Bütün Avrupa ülkeleri (en son Türkiye ve Rusya da dahil) bu sözleşmeyi imzalamış, ABD yine imzalamamıştır. Pekiyi o zaman baştaki sorumuza dönelim: “ABD’de bilimsel düşünce hakim değil mi?” Bilimsel düşünce insani duygular aşılamaz, sadece olguları açıklamaya yarar. “Yağmur ormanlarını yok ederseniz şunlar şunlar olur” der. Gerisi insanlığın ortak hareketine bağlıdır. Bu arada yeryüzünün oksijen kaynağı olan yağmur ormanlarının üçte biri, ABD’ye satılmak üzere yok edilmiştir.
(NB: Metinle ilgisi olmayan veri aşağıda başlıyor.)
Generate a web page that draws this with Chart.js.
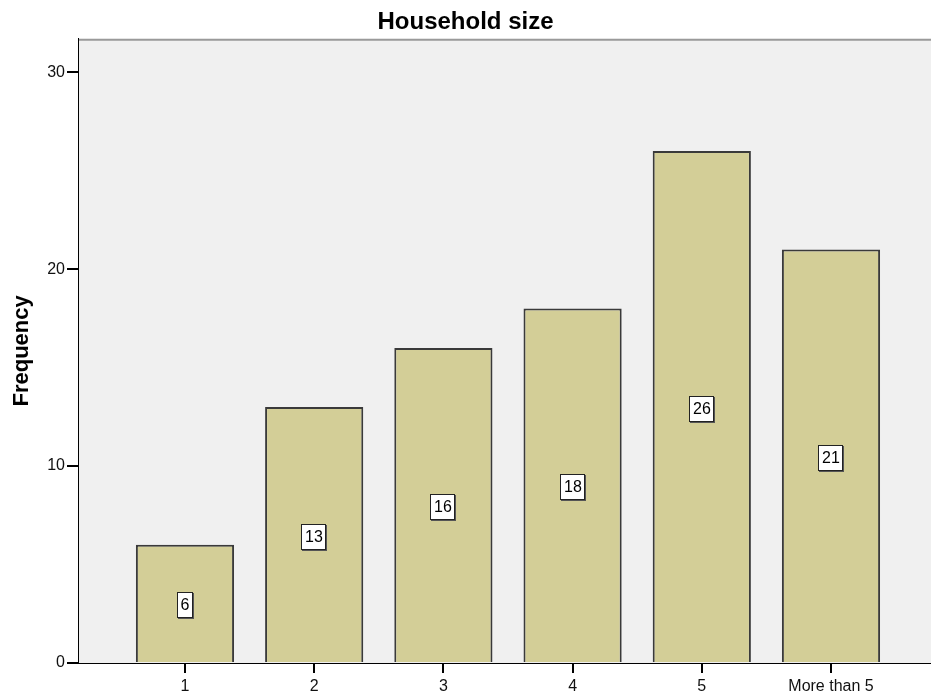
<!DOCTYPE html>
<html>
<head>
<meta charset="utf-8">
<script src="https://cdn.jsdelivr.net/npm/chart.js@4/dist/chart.umd.min.js"></script>
<style>
html,body{margin:0;padding:0;background:#fff;}
#wrap{width:931px;height:696px;position:relative;}
</style>
</head>
<body>
<div id="wrap"><canvas id="c" width="931" height="696"></canvas></div>
<script>
const categories = ["1", "2", "3", "4", "5", "More than 5"];
const frequencies = [6, 13, 16, 18, 26, 21];
const yTicks = [0, 10, 20, 30];

const positions = categories.map((c, i) => i + 1);
const points = positions.map((p, i) => ({x: p, y: frequencies[i]}));
const FONT = '"Liberation Sans", Arial, sans-serif';

const bgPlugin = {
  id: 'bgPlugin',
  beforeDraw(chart) {
    const {ctx, chartArea: a} = chart;
    ctx.save();
    ctx.fillStyle = '#F0F0F0';
    ctx.fillRect(a.left, a.top, a.right - a.left, a.bottom - a.top);
    ctx.strokeStyle = '#9a9a9a';
    ctx.lineWidth = 2;
    ctx.beginPath();
    ctx.moveTo(a.left, a.top + 1);
    ctx.lineTo(a.right, a.top + 1);
    ctx.stroke();
    ctx.restore();
  }
};

const labelPlugin = {
  id: 'labelPlugin',
  afterDatasetsDraw(chart) {
    const {ctx} = chart;
    const meta = chart.getDatasetMeta(0);
    ctx.save();
    ctx.font = '16px ' + FONT;
    ctx.textAlign = 'center';
    ctx.textBaseline = 'middle';
    meta.data.forEach((bar, i) => {
      const txt = String(frequencies[i]);
      const cx = Math.round(bar.x);
      const cy = Math.round((bar.y + bar.base) / 2) + 2;
      const w = Math.round(ctx.measureText(txt).width) + 7;
      const h = 26;
      const x0 = cx - Math.round(w / 2), y0 = cy - h / 2;
      ctx.fillStyle = '#555';
      ctx.fillRect(x0 + 1, y0 + 1, w, h);
      ctx.fillStyle = '#fff';
      ctx.fillRect(x0, y0, w, h);
      ctx.strokeStyle = '#222';
      ctx.lineWidth = 1;
      ctx.strokeRect(x0 + 0.5, y0 + 0.5, w - 1, h - 1);
      ctx.fillStyle = '#000';
      ctx.fillText(txt, cx, cy + 1);
    });
    ctx.restore();
  }
};

new Chart(document.getElementById('c'), {
  type: 'bar',
  data: {
    datasets: [{
      data: points,
      backgroundColor: '#D3CE97',
      borderColor: '#3a3a3a',
      borderWidth: 2,
      borderSkipped: 'bottom',
      categoryPercentage: 1,
      barPercentage: 0.76
    }]
  },
  options: {
    responsive: false,
    animation: false,
    layout: {padding: {left: 0, right: 0, top: 0, bottom: 0}},
    plugins: {
      legend: {display: false},
      tooltip: {enabled: false},
      title: {
        display: true,
        text: 'Household size',
        color: '#000',
        font: {family: FONT, size: 24, weight: 'bold'},
        padding: {top: 8, bottom: 2}
      }
    },
    scales: {
      x: {
        type: 'linear',
        offset: false,
        min: 0.172,
        max: 6.774,
        afterBuildTicks(scale) { scale.ticks = positions.map(v => ({value: v})); },
        afterFit(scale) { scale.height = 33; },
        ticks: {
          autoSkip: false,
          maxRotation: 0,
          color: '#111',
          padding: 4,
          font: {family: FONT, size: 16},
          callback: (v) => categories[Math.round(v) - 1] || ''
        },
        grid: {display: true, offset: false, drawOnChartArea: false, drawTicks: true, tickLength: 10, color: '#000', lineWidth: 2},
        border: {display: true, color: '#000', width: 1}
      },
      y: {
        min: 0,
        max: 31.7,
        afterBuildTicks(scale) { scale.ticks = yTicks.map(v => ({value: v})); },
        afterFit(scale) { scale.width = 78; },
        ticks: {
          color: '#111',
          padding: 2,
          font: {family: FONT, size: 16}
        },
        grid: {display: true, drawOnChartArea: false, drawTicks: true, tickLength: 11, color: '#000', lineWidth: 2},
        border: {display: true, color: '#000', width: 1},
        title: {
          display: true,
          text: 'Frequency',
          color: '#000',
          font: {family: FONT, size: 22, weight: 'bold'},
          padding: {top: 9, bottom: 0}
        }
      }
    }
  },
  plugins: [bgPlugin, labelPlugin]
});
</script>
</body>
</html>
Bush’un temsil ettiği yayılmacı ve yok edici zihniyet, işgaline en az zorluk çıkartacak toplumların, tecelliyi “ah etmek”te arayan kaderci toplumlar olduğunu gayet iyi bilmektedir. O nedenle bizim gibi ülkelerde, akla dayalı değil, dini esaslara uygun yönetimler tesis etmeye çalışmaktadırlar. Bu amaçları için gönüllü ya da satılmış, yerli işbirlikçileri kullanmaktadırlar. Çare her olayda “neden-sonuç” üzerine kafa yormaktan geçiyor. ABD’yi mazlumun ahı tuttu dersek, mazlumu kimin ahı tuttu da ABD’nin hışmına uğradı sorusuna cevap bulamayız.
(Küresel ısınma ve etkileri konusuna önümüzdeki haftalarda da devam etmeye çalışacağım.)